Dieci dicembre
George Saunders, Dieci dicembre, minimum fax, 2013, 222 pag., traduzione di Cristiana Mennella
Perché la letteratura più cool angloamericana fa a gara per lodare l’opera di un autore di short stories come George Saunders? Che siano Jonathan Franzen o Zadie Smith, Thomas Pynchon o Dave Egger, il giudizio non cambia: l’autore texano è unanimemente considerato un talento immaginifico potente e originale. La risposta alla mia domanda credo stia – prima ancora che nelle storie – nella lingua dell’autore, come si può chiaramente notare in questa raccolta di racconti intitolata Dieci dicembre.
Lingua plastica, complessa, attenta al parlato gergale e allo stesso tempo alle tonalità alte, culte. Con un passo lento e vorticoso, anzi, labirintico. Accettare questa scrittura permette di farsi catturare dai lacci della scrittura, accettare le storie che vengono raccontate. Che siano avvenimenti in fondo di cronaca spicciola – un tentato rapimento andato malamente – o di pura immaginazione paranoica – laboratori scientifici che inoculano farmaci che mutano la personalità dei pazienti – ogni storia si regge non su quello che viene raccontato ma sulla modalità letteraria imposta dal narratore. Lingua all’apparenza ammiccante ma in realtà prepotente e, in ogni racconto, spiazzante.
Capita al lettore, praticamente in ogni storia, di non capire cosa stia succedendo per buona parte dello svolgimento narrativo.

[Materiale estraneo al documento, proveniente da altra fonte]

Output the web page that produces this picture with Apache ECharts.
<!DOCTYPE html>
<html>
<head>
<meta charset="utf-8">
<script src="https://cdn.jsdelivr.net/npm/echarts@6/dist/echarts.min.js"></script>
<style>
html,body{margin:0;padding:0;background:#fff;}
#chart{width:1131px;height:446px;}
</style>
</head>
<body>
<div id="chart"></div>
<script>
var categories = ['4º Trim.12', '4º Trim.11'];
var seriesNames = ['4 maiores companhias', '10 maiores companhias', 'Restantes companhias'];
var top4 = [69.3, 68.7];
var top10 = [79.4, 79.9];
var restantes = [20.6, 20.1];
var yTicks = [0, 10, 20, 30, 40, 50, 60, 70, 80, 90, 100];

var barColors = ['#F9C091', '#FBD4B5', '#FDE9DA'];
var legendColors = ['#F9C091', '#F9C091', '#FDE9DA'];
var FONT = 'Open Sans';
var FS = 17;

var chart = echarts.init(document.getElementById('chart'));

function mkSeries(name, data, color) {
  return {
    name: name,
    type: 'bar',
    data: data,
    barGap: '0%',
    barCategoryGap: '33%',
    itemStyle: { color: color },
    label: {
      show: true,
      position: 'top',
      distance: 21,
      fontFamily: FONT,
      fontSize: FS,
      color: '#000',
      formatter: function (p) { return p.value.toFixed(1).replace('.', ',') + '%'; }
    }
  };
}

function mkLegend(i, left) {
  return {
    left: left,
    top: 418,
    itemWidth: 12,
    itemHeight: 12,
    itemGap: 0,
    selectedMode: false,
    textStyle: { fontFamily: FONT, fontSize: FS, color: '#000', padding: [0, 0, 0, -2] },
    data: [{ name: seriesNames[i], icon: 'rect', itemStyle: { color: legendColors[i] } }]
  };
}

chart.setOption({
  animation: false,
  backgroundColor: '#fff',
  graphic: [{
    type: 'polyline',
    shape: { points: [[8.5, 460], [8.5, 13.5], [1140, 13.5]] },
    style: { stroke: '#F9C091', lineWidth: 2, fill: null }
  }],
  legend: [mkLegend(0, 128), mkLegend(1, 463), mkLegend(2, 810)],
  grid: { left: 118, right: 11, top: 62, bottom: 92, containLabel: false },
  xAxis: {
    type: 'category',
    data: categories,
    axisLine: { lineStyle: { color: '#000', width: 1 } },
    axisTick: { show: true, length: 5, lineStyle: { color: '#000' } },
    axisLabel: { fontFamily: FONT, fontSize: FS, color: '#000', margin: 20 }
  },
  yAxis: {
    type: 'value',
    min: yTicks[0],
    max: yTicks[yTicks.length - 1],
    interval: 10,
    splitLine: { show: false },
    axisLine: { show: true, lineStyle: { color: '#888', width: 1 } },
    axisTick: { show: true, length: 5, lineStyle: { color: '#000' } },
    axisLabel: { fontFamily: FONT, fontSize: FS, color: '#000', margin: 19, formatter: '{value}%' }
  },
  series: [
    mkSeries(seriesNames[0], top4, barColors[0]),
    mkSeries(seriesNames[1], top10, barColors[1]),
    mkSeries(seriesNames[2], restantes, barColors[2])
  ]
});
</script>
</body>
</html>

Lo scrittore si sofferma su particolari insignificanti, oppure elide volontariamente un verbo ausiliare, o si insinua su arrovelli del pensiero, tormenti della psicologia, nascondendoci la chiave d’accesso. Si entra ed esce di continuo nei flussi di coscienza dei vari personaggi, saltando dall’uno all’altro senza soluzione di continuità. Laddove non si trovi il varco per capire gli avvenimenti bruti aleggia comunque uno stato di inquietudine che si ripete identico in ogni storia. Persino l’umorismo, e ce n’è molto in questa raccolta, non basta a stemperare l’irrequietezza che procurano questi racconti. Affascinanti, anche per l’attenzione che richiedono al lettore.
(precedentemente pubblicato su Cooperazione, numero 48 del 26 novembre del 2013)
Concordo con la breve analisi. Aggiungerei che il testo di Saunders oltre che attenzione richiede anche confidenza, come un vecchio amico con cui si discorre utilizzando una livello gergale le cui chiavi sono in possesso di entrambi. E non di un interlocutore esterno, posto in ascolto.